Reduced BAB variant: Classes that previously advanced BAB at 3/4 level now advance it at 1/2 level. Classes that previously advanced it at 1/2 now do not advance it at all. Monster hit dice now do not advance BAB at all, and BAB is treated as an inherent mental ability with a value between 0 and the number of hit dice (hence can be any value).
The idea is that non combat characters are the norm. A mage that has never left his tower will not be any good at combat, so will have no BAB despite being capable of quite powerful spells. There are certainly mages that would be combat trained, but I think that is better represented by a feat or multiclassing. The monster thing is to avoid monsters being good at hitting things on account of being big, with lots of hit dice. They might be good at hitting things on account of being strong, but that is already represented. Having BAB be unrelated to HD gives more freedom to build interesting encounters. Large herbivores can have more hit dice without getting massively dangerous for example.


Dodge bonus from BAB: Characters get a dodge bonus to AC equal to half their BAB. I have mentioned this one before, but it fits well enough to be included again. It just bugs me that an epic character is worse at dodging that a level 1 svirfneblin.


[Item]Masterwork casters wand: A masterwork wand helps a mage direct their spells. It gives a +1 enhancement bonus to ranged touch attacks with it. It can be enchanted to give higher bonuses, at the same cost as a magic weapon.
[Item]Focused casters wand: A focused wand acts like an ordinary enchanted wand, but gives an additional +1 to it's attuned school, and a -1 to all other schools (to min +1, it will still act as a masterwork wand).
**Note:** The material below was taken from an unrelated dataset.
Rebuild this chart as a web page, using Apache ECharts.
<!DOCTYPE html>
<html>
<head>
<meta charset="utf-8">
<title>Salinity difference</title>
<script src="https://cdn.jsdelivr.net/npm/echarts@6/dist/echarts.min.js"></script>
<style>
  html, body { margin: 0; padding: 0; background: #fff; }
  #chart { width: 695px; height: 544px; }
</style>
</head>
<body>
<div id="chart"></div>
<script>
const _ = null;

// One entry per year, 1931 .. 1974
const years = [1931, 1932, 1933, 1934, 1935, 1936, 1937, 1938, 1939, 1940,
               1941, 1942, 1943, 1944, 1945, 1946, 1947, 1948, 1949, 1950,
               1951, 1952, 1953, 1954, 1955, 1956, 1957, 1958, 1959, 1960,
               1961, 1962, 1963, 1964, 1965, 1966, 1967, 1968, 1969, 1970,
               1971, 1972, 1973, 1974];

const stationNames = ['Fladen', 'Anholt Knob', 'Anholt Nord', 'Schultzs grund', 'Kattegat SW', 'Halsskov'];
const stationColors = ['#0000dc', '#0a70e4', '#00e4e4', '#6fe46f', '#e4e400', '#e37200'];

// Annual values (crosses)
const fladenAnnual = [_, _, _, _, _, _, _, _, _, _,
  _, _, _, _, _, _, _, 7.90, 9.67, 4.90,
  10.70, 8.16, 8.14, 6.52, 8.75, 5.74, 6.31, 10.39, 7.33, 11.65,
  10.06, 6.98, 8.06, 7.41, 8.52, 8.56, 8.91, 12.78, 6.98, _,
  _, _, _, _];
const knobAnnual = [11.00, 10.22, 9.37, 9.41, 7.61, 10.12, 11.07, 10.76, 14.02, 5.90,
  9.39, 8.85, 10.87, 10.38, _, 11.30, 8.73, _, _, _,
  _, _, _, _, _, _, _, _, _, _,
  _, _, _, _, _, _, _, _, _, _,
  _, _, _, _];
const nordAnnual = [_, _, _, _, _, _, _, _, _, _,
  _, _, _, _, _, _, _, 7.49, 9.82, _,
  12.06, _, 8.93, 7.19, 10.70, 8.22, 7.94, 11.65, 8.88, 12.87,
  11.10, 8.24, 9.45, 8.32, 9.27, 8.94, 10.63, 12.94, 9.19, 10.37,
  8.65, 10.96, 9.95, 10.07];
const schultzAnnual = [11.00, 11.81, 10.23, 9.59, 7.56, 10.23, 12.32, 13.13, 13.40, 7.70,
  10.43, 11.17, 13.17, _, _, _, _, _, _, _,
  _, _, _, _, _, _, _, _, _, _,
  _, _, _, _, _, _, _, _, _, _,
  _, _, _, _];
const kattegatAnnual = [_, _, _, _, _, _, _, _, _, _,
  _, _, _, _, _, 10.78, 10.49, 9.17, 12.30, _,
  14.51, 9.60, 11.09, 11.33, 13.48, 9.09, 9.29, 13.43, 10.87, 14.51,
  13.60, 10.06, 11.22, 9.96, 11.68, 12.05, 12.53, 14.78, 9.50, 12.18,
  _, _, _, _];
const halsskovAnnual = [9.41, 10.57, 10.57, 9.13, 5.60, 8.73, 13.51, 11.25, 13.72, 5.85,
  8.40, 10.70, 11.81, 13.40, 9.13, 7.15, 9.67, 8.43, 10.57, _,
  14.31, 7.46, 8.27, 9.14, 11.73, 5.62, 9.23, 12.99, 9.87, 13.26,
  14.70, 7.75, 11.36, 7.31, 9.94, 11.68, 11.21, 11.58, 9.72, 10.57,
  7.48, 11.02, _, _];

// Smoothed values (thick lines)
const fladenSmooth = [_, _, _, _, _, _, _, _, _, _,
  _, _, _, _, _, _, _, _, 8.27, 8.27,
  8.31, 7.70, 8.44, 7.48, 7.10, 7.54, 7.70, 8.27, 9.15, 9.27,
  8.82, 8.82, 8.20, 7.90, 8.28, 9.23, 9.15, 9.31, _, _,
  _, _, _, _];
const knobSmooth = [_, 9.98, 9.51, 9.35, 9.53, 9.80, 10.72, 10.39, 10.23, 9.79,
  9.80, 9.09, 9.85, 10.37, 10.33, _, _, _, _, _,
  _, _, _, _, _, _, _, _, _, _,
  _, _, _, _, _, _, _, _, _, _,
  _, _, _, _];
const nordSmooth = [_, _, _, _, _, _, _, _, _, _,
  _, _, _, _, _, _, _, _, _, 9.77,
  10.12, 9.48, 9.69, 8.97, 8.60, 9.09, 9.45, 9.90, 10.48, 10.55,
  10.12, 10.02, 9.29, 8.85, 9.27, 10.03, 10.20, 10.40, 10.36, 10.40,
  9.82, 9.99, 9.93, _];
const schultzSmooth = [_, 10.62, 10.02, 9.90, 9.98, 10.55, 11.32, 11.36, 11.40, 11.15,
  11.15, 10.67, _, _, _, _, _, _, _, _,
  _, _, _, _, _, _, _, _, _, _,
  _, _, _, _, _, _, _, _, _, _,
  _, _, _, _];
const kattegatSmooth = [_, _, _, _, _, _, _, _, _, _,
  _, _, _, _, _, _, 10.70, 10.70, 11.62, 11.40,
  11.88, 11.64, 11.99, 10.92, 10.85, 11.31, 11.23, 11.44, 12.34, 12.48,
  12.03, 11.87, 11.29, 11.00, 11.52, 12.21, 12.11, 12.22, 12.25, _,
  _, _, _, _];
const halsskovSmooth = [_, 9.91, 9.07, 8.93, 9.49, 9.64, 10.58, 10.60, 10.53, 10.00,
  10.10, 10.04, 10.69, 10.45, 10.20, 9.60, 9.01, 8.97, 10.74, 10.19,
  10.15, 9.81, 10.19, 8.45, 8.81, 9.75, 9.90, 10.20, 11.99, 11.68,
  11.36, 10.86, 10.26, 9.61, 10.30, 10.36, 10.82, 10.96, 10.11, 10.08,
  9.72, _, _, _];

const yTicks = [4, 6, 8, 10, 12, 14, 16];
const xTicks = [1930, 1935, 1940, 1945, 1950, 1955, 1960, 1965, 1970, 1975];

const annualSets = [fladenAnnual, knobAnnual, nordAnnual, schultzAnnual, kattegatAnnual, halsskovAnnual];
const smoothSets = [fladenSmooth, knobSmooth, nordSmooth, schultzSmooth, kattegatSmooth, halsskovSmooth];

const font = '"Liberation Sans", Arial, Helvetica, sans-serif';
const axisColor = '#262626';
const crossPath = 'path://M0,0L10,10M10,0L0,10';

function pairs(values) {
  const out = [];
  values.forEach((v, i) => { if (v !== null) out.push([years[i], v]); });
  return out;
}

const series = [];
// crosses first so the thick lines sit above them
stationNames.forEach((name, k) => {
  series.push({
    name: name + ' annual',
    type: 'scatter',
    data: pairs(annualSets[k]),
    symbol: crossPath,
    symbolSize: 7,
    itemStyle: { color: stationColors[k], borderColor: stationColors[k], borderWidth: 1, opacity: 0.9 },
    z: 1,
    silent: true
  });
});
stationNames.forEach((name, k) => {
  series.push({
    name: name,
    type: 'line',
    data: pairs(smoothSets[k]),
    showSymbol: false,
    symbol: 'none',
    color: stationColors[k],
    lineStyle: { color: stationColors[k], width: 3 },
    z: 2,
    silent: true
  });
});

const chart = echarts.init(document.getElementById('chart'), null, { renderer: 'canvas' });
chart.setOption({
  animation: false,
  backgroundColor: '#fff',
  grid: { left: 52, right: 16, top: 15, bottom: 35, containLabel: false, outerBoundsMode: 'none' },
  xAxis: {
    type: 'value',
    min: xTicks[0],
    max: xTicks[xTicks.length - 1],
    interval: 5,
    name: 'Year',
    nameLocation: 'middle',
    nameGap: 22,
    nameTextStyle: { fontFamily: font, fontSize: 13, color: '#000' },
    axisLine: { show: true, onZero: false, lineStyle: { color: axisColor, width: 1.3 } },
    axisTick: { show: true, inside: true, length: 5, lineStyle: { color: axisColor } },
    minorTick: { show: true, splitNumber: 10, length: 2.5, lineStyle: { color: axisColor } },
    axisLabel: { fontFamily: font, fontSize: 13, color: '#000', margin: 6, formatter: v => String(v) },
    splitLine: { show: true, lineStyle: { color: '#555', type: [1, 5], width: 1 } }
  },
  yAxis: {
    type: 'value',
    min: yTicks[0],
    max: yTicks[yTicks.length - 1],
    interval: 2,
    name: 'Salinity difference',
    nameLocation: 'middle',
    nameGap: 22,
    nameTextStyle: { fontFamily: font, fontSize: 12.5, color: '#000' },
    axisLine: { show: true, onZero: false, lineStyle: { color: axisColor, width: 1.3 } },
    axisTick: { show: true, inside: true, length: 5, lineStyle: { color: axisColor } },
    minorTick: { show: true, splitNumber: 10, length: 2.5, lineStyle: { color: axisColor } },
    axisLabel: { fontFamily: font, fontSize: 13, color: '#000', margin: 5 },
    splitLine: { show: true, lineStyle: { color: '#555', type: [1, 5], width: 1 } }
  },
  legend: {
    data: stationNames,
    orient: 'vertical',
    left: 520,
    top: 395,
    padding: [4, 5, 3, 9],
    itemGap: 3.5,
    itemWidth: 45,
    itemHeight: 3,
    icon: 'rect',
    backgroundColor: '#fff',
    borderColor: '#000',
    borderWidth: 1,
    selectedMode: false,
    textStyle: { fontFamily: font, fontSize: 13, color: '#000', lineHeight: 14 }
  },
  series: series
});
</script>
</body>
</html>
Wands can be doubly or even triply focused, (if they are +2 and +3 respectively) granting even higher boosts to it's focused school, at greater cost to other schools.


Any thoughts? Who are the big winners and losers from these changes? Would this reduce lethality as intended, or just make combat more erratic? Obviously it doesn't affect things like planar ally, and out of combat utility, so casters are still tier 1, but it should hopefully slow them down a bit in direct combat. Do these changes make viable a dodge based defense, and as such remove the necessity for a christmas tree defense? Does this make designing challenges for the PCs easier or harder? If you think it is crap then please feel free to say, as this is more a thought experiment than anything else, but please include the critera that define crapness. Thanks already if you read this far .:smallsmile:

JennTora
2014-08-05, 08:59 PM
I don't think it would do much. Some of the most broken spells don't really target enemies at all. Black tentacles, Grease glitterdust, and magic missile are probably the ones that go from strong to not so much the most, and magic missile honestly doesn't seem particularly broken.

ace rooster
2014-08-06, 05:36 AM
I don't think it would do much. Some of the most broken spells don't really target enemies at all. Black tentacles, Grease glitterdust, and magic missile are probably the ones that go from strong to not so much the most, and magic missile honestly doesn't seem particularly broken.
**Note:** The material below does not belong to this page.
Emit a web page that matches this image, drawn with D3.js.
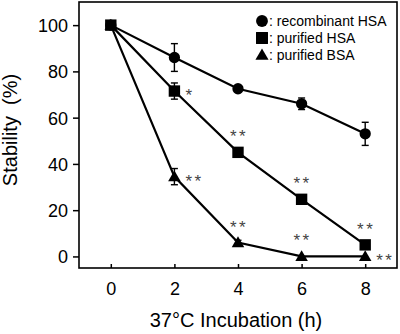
<!DOCTYPE html>
<html>
<head>
<meta charset="utf-8">
<script src="https://cdn.jsdelivr.net/npm/d3@7"></script>
<style>
  body { margin: 0; background: #fff; }
  svg { display: block; font-family: "Liberation Sans", Arial, sans-serif; }
</style>
</head>
<body>
<svg width="400" height="334"></svg>
<script>
// data
var hours = [0, 2, 4, 6, 8];
var recHSA = [100, 86, 72.5, 66, 53];
var recHSAerr = [0, 6, 1, 2.5, 5];
var purHSA = [100, 71.5, 45, 24.7, 5];
var purHSAerr = [0, 3.5, 2, 1.5, 0];
var purBSA = [100, 34.5, 6, 0, 0];
var purBSAerr = [0, 3.5, 1, 0, 0];
// significance marks: [hour, text, position]
var hsaStars = [[2, "*", "right"], [4, "**", "above"], [6, "**", "above"], [8, "**", "above"]];
var bsaStars = [[2, "**", "right"], [4, "**", "above"], [6, "**", "above"], [8, "**", "right"]];
var xTicks = [0, 2, 4, 6, 8];
var yTicks = [0, 20, 40, 60, 80, 100];
var legendNames = [": recombinant HSA", ": purified HSA", ": purified BSA"];

var svg = d3.select("svg");
var x = d3.scaleLinear().domain([-1, 9]).range([79, 397]);
var y = d3.scaleLinear().domain([-5, 110]).range([268, 2]);

var series = [
  {vals: recHSA, err: recHSAerr, shape: d3.symbolCircle, size: 100},
  {vals: purHSA, err: purHSAerr, shape: d3.symbolSquare, size: 130},
  {vals: purBSA, err: purBSAerr, shape: d3.symbolTriangle, size: 68}
];

// frame
svg.append("rect")
  .attr("x", x.range()[0]).attr("y", y.range()[1])
  .attr("width", x.range()[1] - x.range()[0])
  .attr("height", y.range()[0] - y.range()[1])
  .attr("fill", "none").attr("stroke", "#000").attr("stroke-width", 1.6);

// axes
var yAxis = svg.append("g")
  .attr("transform", "translate(" + x.range()[0] + ",0)")
  .call(d3.axisLeft(y).tickValues(yTicks).tickSize(6).tickPadding(5));
var xAxis = svg.append("g")
  .attr("transform", "translate(0," + y.range()[0] + ")")
  .call(d3.axisBottom(x).tickValues(xTicks).tickSize(-4).tickPadding(14));
[xAxis, yAxis].forEach(function(a) {
  a.select(".domain").remove();
  a.selectAll("line").attr("stroke-width", 1.5);
  a.selectAll("text").style("font-size", "18px").attr("fill", "#000")
    .style("font-family", "'Liberation Sans', Arial, sans-serif");
});
yAxis.selectAll("text").attr("dy", "0.36em");

var line = d3.line()
  .x(function(d, i) { return x(hours[i]); })
  .y(function(d) { return y(d); });

series.forEach(function(s) {
  svg.append("path").datum(s.vals)
    .attr("d", line).attr("fill", "none")
    .attr("stroke", "#000").attr("stroke-width", 2.2);

  var eb = svg.append("g").selectAll("g")
    .data(s.vals.map(function(v, i) { return {h: hours[i], v: v, e: s.err[i]}; })
      .filter(function(d) { return d.e > 0; }))
    .enter().append("g");
  eb.append("line")
    .attr("x1", function(d) { return x(d.h); }).attr("x2", function(d) { return x(d.h); })
    .attr("y1", function(d) { return y(d.v - d.e); }).attr("y2", function(d) { return y(d.v + d.e); })
    .attr("stroke", "#000").attr("stroke-width", 1.4);
  [-1, 1].forEach(function(sg) {
    eb.append("line")
      .attr("x1", function(d) { return x(d.h) - 3.5; }).attr("x2", function(d) { return x(d.h) + 3.5; })
      .attr("y1", function(d) { return y(d.v + sg * d.e); }).attr("y2", function(d) { return y(d.v + sg * d.e); })
      .attr("stroke", "#000").attr("stroke-width", 1.4);
  });

  svg.append("g").selectAll("path")
    .data(s.vals).enter().append("path")
    .attr("d", d3.symbol().type(s.shape).size(s.size))
    .attr("transform", function(d, i) {
      var dy = s.shape === d3.symbolTriangle ? 1 : 0;
      return "translate(" + x(hours[i]) + "," + (y(d) + dy) + ")";
    })
    .attr("fill", "#000");
});

// asterisks
function stars(list, vals) {
  svg.append("g").selectAll("text")
    .data(list).enter().append("text")
    .attr("x", function(d) {
      return x(d[0]) + (d[2] === "right" ? 11 : 1);
    })
    .attr("y", function(d) {
      var v = vals[hours.indexOf(d[0])];
      return y(v) + (d[2] === "right" ? 10 : -10);
    })
    .attr("text-anchor", function(d) { return d[2] === "right" ? "start" : "middle"; })
    .style("font-size", "17px").style("letter-spacing", "2.5px")
    .attr("fill", "#444")
    .text(function(d) { return d[1]; });
}
stars(hsaStars, purHSA);
stars(bsaStars, purBSA);

// legend
var leg = svg.append("g").selectAll("g")
  .data(legendNames).enter().append("g")
  .attr("transform", function(d, i) { return "translate(262," + (21 + i * 17) + ")"; });
leg.append("path")
  .attr("d", function(d, i) { return d3.symbol().type(series[i].shape).size(series[i].size * 1.1)(); })
  .attr("transform", function(d, i) { return i === 2 ? "translate(0,1)" : null; })
  .attr("fill", "#000");
leg.append("text")
  .attr("x", 7).attr("y", 5)
  .style("font-size", "14px").attr("fill", "#000")
  .text(function(d) { return d; });

// axis titles
svg.append("text")
  .attr("transform", "translate(17,130) rotate(-90)")
  .attr("text-anchor", "middle")
  .style("font-size", "20px").style("white-space", "pre")
  .text("Stability  (%)");
svg.append("text")
  .attr("x", 236).attr("y", 327)
  .attr("text-anchor", "middle")
  .style("font-size", "20px")
  .text("37°C Incubation (h)");
</script>
</body>
</html>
Black tentacles, grease and glitterdust are all area spells (hence would allow a reflex save), with grease being also able to target an object (and requiring a range touch to do it). Spells like blindness and hold person are the ones that the ranged touch attack applies to. Magic missile is not 'broken', as the damage is tiny, but it is a spell that does damage without a roll (hence impossible to defend against without flat immunity), which is what I am aiming to get rid of. Hope that clarifies.